**Required task**
Your copy of the material must match it exactly, except that pictures are dropped.

(Charts and diagrams as code)
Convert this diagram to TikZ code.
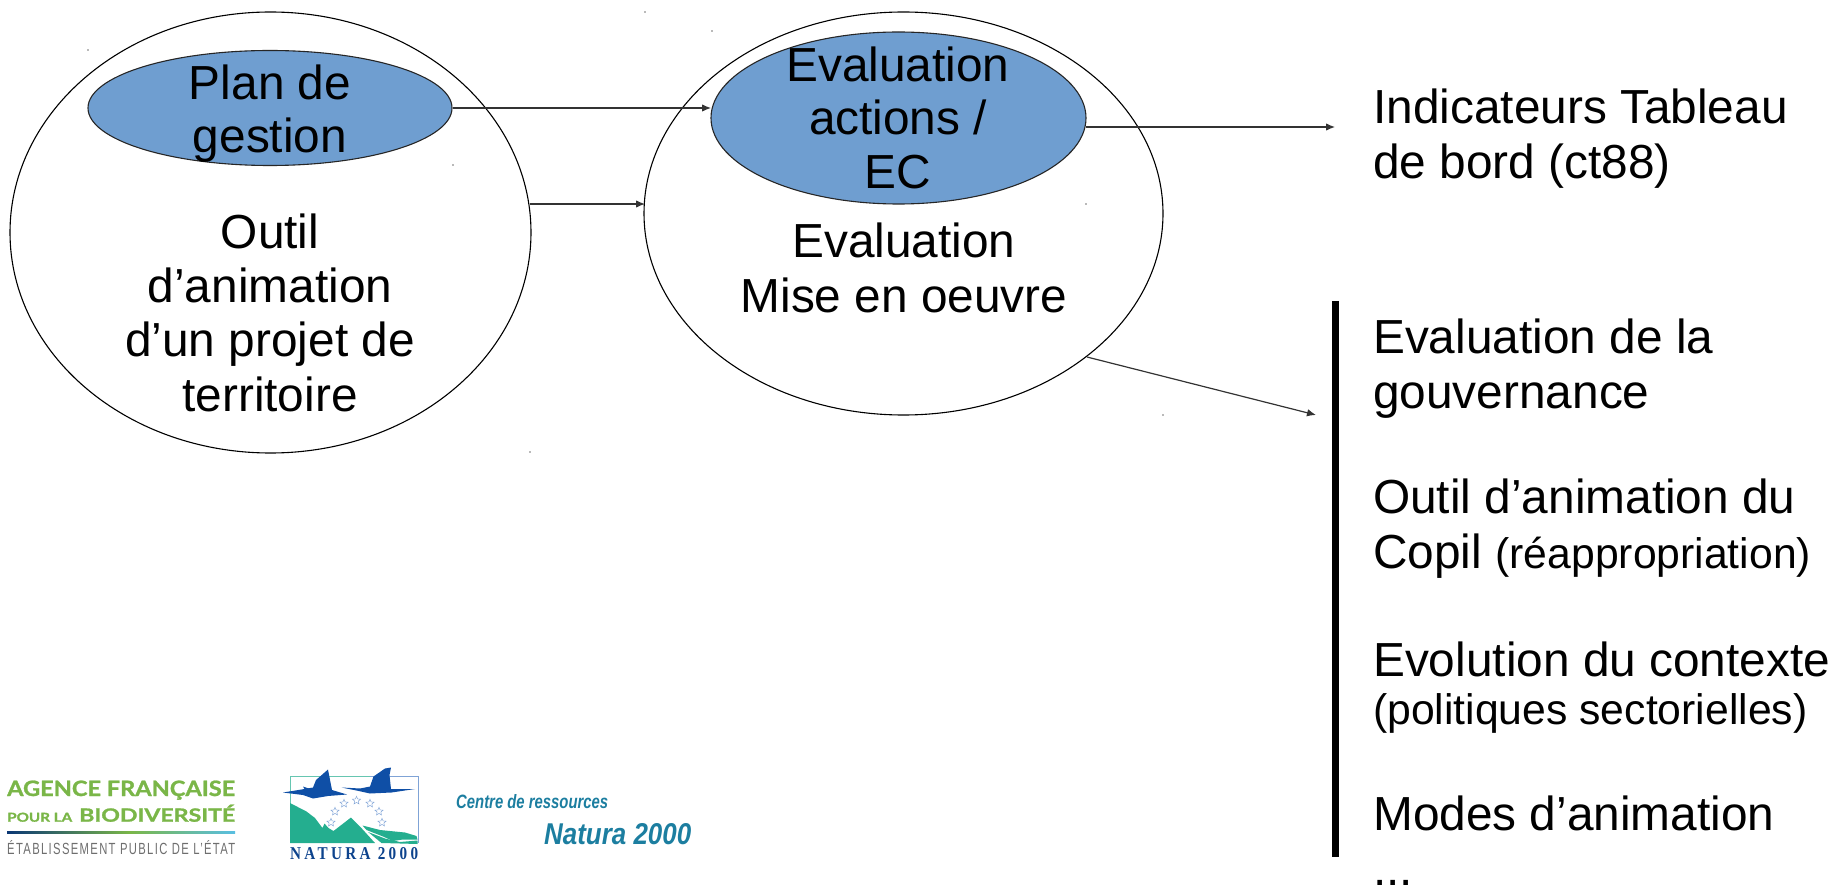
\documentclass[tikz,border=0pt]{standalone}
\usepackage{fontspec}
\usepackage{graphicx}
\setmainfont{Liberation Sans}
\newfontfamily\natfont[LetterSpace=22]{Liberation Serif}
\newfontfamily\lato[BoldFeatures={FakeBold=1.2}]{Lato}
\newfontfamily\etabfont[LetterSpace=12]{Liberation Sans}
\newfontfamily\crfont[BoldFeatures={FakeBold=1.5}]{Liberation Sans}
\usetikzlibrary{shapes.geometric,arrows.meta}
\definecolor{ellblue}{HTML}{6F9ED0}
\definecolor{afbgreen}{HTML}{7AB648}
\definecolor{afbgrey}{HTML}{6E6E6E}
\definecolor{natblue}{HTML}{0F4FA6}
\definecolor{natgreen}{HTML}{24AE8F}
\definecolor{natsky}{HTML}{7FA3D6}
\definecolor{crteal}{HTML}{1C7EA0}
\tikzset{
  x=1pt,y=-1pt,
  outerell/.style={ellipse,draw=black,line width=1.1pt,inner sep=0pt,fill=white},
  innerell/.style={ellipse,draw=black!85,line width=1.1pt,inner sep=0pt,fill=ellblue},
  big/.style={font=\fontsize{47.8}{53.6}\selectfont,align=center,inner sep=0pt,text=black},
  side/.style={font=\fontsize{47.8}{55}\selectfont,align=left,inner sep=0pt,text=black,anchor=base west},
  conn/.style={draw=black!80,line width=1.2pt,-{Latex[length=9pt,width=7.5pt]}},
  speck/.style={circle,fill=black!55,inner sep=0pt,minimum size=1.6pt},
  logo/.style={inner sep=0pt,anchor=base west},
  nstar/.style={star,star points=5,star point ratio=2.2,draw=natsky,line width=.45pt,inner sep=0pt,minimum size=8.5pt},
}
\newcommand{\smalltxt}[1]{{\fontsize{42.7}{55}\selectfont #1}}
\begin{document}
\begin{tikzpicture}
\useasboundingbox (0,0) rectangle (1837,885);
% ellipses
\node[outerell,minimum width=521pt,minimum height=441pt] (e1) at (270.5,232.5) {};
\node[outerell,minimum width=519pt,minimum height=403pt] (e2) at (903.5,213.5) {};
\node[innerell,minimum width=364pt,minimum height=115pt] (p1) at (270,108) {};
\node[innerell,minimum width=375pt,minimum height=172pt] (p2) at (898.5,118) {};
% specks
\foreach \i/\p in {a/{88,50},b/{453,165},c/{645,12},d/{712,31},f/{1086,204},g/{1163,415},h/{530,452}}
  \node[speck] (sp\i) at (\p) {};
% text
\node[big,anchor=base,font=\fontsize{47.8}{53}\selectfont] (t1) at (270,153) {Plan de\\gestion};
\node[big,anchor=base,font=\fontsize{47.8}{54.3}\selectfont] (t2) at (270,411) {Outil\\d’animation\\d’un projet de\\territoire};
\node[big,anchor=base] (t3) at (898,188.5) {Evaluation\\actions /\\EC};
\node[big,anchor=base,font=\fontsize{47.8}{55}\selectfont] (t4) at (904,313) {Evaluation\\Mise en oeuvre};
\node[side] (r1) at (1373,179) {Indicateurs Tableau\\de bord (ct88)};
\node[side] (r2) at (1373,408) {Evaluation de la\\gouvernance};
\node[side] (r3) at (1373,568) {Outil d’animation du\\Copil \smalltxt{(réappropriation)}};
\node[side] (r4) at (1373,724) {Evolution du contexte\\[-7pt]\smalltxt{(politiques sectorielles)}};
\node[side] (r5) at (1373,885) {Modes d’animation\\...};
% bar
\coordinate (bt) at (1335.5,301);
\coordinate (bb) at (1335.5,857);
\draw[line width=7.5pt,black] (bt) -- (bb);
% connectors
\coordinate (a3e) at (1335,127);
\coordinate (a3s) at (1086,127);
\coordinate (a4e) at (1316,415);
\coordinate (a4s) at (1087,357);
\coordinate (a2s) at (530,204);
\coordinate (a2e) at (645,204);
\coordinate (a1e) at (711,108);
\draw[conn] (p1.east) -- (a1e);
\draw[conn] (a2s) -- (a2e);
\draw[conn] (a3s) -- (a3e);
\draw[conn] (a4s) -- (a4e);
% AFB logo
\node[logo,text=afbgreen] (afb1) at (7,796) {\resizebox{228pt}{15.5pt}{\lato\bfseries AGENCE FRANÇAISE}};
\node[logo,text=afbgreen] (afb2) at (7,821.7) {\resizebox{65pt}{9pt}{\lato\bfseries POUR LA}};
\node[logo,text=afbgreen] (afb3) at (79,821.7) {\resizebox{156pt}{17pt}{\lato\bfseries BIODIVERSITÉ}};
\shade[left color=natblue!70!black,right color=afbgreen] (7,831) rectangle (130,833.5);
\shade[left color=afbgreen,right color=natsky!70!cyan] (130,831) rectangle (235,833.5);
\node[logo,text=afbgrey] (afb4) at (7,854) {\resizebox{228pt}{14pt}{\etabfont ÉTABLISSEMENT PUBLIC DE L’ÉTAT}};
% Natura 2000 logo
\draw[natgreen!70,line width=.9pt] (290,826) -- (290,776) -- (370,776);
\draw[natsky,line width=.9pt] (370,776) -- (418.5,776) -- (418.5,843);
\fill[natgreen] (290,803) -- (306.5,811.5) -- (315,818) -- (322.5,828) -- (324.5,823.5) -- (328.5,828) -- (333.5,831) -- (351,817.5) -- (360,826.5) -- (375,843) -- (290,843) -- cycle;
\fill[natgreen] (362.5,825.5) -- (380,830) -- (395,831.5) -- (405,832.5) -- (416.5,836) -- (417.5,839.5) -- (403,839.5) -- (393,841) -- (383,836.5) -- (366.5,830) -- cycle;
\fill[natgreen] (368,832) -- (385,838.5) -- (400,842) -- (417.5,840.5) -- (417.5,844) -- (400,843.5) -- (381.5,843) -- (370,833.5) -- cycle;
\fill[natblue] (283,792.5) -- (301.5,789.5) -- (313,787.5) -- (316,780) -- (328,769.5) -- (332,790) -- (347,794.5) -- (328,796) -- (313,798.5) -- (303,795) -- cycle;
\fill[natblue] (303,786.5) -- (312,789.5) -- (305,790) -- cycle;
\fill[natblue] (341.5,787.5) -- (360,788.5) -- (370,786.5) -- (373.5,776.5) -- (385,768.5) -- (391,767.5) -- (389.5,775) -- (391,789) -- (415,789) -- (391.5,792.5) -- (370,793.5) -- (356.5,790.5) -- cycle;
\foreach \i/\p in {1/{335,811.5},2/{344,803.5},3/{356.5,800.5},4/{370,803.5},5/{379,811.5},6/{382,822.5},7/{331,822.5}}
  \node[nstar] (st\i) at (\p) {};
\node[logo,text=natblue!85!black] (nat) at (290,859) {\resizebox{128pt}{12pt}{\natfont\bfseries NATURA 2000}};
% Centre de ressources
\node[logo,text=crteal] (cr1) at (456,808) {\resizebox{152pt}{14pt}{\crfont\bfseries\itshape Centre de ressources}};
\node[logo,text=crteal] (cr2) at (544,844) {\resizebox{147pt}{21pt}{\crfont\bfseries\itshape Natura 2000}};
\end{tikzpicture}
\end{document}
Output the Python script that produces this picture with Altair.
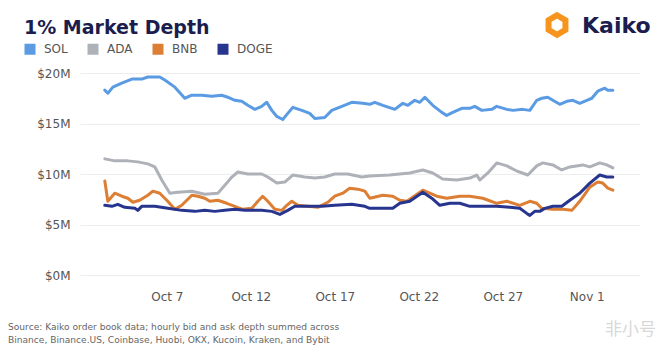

**Answer to the problem**
Convert this diagram to TikZ code.
\documentclass[tikz,border=0pt]{standalone}
\usepackage{fontspec}
\usepackage{graphicx}
\setmainfont{Liberation Sans}
\newfontfamily\natfont[LetterSpace=22]{Liberation Serif}
\newfontfamily\lato[BoldFeatures={FakeBold=1.2}]{Lato}
\newfontfamily\etabfont[LetterSpace=12]{Liberation Sans}
\newfontfamily\crfont[BoldFeatures={FakeBold=1.5}]{Liberation Sans}
\usetikzlibrary{shapes.geometric,arrows.meta}
\definecolor{ellblue}{HTML}{6F9ED0}
\definecolor{afbgreen}{HTML}{7AB648}
\definecolor{afbgrey}{HTML}{6E6E6E}
\definecolor{natblue}{HTML}{0F4FA6}
\definecolor{natgreen}{HTML}{24AE8F}
\definecolor{natsky}{HTML}{7FA3D6}
\definecolor{crteal}{HTML}{1C7EA0}
\tikzset{
  x=1pt,y=-1pt,
  outerell/.style={ellipse,draw=black,line width=1.1pt,inner sep=0pt,fill=white},
  innerell/.style={ellipse,draw=black!85,line width=1.1pt,inner sep=0pt,fill=ellblue},
  big/.style={font=\fontsize{47.8}{53.6}\selectfont,align=center,inner sep=0pt,text=black},
  side/.style={font=\fontsize{47.8}{55}\selectfont,align=left,inner sep=0pt,text=black,anchor=base west},
  conn/.style={draw=black!80,line width=1.2pt,-{Latex[length=9pt,width=7.5pt]}},
  speck/.style={circle,fill=black!55,inner sep=0pt,minimum size=1.6pt},
  logo/.style={inner sep=0pt,anchor=base west},
  nstar/.style={star,star points=5,star point ratio=2.2,draw=natsky,line width=.45pt,inner sep=0pt,minimum size=8.5pt},
}
\newcommand{\smalltxt}[1]{{\fontsize{42.7}{55}\selectfont #1}}
\begin{document}
\begin{tikzpicture}
\useasboundingbox (0,0) rectangle (1837,885);
% ellipses
\node[outerell,minimum width=521pt,minimum height=441pt] (e1) at (270.5,232.5) {};
\node[outerell,minimum width=519pt,minimum height=403pt] (e2) at (903.5,213.5) {};
\node[innerell,minimum width=364pt,minimum height=115pt] (p1) at (270,108) {};
\node[innerell,minimum width=375pt,minimum height=172pt] (p2) at (898.5,118) {};
% specks
\foreach \i/\p in {a/{88,50},b/{453,165},c/{645,12},d/{712,31},f/{1086,204},g/{1163,415},h/{530,452}}
  \node[speck] (sp\i) at (\p) {};
% text
\node[big,anchor=base,font=\fontsize{47.8}{53}\selectfont] (t1) at (270,153) {Plan de\\gestion};
\node[big,anchor=base,font=\fontsize{47.8}{54.3}\selectfont] (t2) at (270,411) {Outil\\d’animation\\d’un projet de\\territoire};
\node[big,anchor=base] (t3) at (898,188.5) {Evaluation\\actions /\\EC};
\node[big,anchor=base,font=\fontsize{47.8}{55}\selectfont] (t4) at (904,313) {Evaluation\\Mise en oeuvre};
\node[side] (r1) at (1373,179) {Indicateurs Tableau\\de bord (ct88)};
\node[side] (r2) at (1373,408) {Evaluation de la\\gouvernance};
\node[side] (r3) at (1373,568) {Outil d’animation du\\Copil \smalltxt{(réappropriation)}};
\node[side] (r4) at (1373,724) {Evolution du contexte\\[-7pt]\smalltxt{(politiques sectorielles)}};
\node[side] (r5) at (1373,885) {Modes d’animation\\...};
% bar
\coordinate (bt) at (1335.5,301);
\coordinate (bb) at (1335.5,857);
\draw[line width=7.5pt,black] (bt) -- (bb);
% connectors
\coordinate (a3e) at (1335,127);
\coordinate (a3s) at (1086,127);
\coordinate (a4e) at (1316,415);
\coordinate (a4s) at (1087,357);
\coordinate (a2s) at (530,204);
\coordinate (a2e) at (645,204);
\coordinate (a1e) at (711,108);
\draw[conn] (p1.east) -- (a1e);
\draw[conn] (a2s) -- (a2e);
\draw[conn] (a3s) -- (a3e);
\draw[conn] (a4s) -- (a4e);
% AFB logo
\node[logo,text=afbgreen] (afb1) at (7,796) {\resizebox{228pt}{15.5pt}{\lato\bfseries AGENCE FRANÇAISE}};
\node[logo,text=afbgreen] (afb2) at (7,821.7) {\resizebox{65pt}{9pt}{\lato\bfseries POUR LA}};
\node[logo,text=afbgreen] (afb3) at (79,821.7) {\resizebox{156pt}{17pt}{\lato\bfseries BIODIVERSITÉ}};
\shade[left color=natblue!70!black,right color=afbgreen] (7,831) rectangle (130,833.5);
\shade[left color=afbgreen,right color=natsky!70!cyan] (130,831) rectangle (235,833.5);
\node[logo,text=afbgrey] (afb4) at (7,854) {\resizebox{228pt}{14pt}{\etabfont ÉTABLISSEMENT PUBLIC DE L’ÉTAT}};
% Natura 2000 logo
\draw[natgreen!70,line width=.9pt] (290,826) -- (290,776) -- (370,776);
\draw[natsky,line width=.9pt] (370,776) -- (418.5,776) -- (418.5,843);
\fill[natgreen] (290,803) -- (306.5,811.5) -- (315,818) -- (322.5,828) -- (324.5,823.5) -- (328.5,828) -- (333.5,831) -- (351,817.5) -- (360,826.5) -- (375,843) -- (290,843) -- cycle;
\fill[natgreen] (362.5,825.5) -- (380,830) -- (395,831.5) -- (405,832.5) -- (416.5,836) -- (417.5,839.5) -- (403,839.5) -- (393,841) -- (383,836.5) -- (366.5,830) -- cycle;
\fill[natgreen] (368,832) -- (385,838.5) -- (400,842) -- (417.5,840.5) -- (417.5,844) -- (400,843.5) -- (381.5,843) -- (370,833.5) -- cycle;
\fill[natblue] (283,792.5) -- (301.5,789.5) -- (313,787.5) -- (316,780) -- (328,769.5) -- (332,790) -- (347,794.5) -- (328,796) -- (313,798.5) -- (303,795) -- cycle;
\fill[natblue] (303,786.5) -- (312,789.5) -- (305,790) -- cycle;
\fill[natblue] (341.5,787.5) -- (360,788.5) -- (370,786.5) -- (373.5,776.5) -- (385,768.5) -- (391,767.5) -- (389.5,775) -- (391,789) -- (415,789) -- (391.5,792.5) -- (370,793.5) -- (356.5,790.5) -- cycle;
\foreach \i/\p in {1/{335,811.5},2/{344,803.5},3/{356.5,800.5},4/{370,803.5},5/{379,811.5},6/{382,822.5},7/{331,822.5}}
  \node[nstar] (st\i) at (\p) {};
\node[logo,text=natblue!85!black] (nat) at (290,859) {\resizebox{128pt}{12pt}{\natfont\bfseries NATURA 2000}};
% Centre de ressources
\node[logo,text=crteal] (cr1) at (456,808) {\resizebox{152pt}{14pt}{\crfont\bfseries\itshape Centre de ressources}};
\node[logo,text=crteal] (cr2) at (544,844) {\resizebox{147pt}{21pt}{\crfont\bfseries\itshape Natura 2000}};
\end{tikzpicture}
\end{document}
Output the Python script that produces this picture with Altair.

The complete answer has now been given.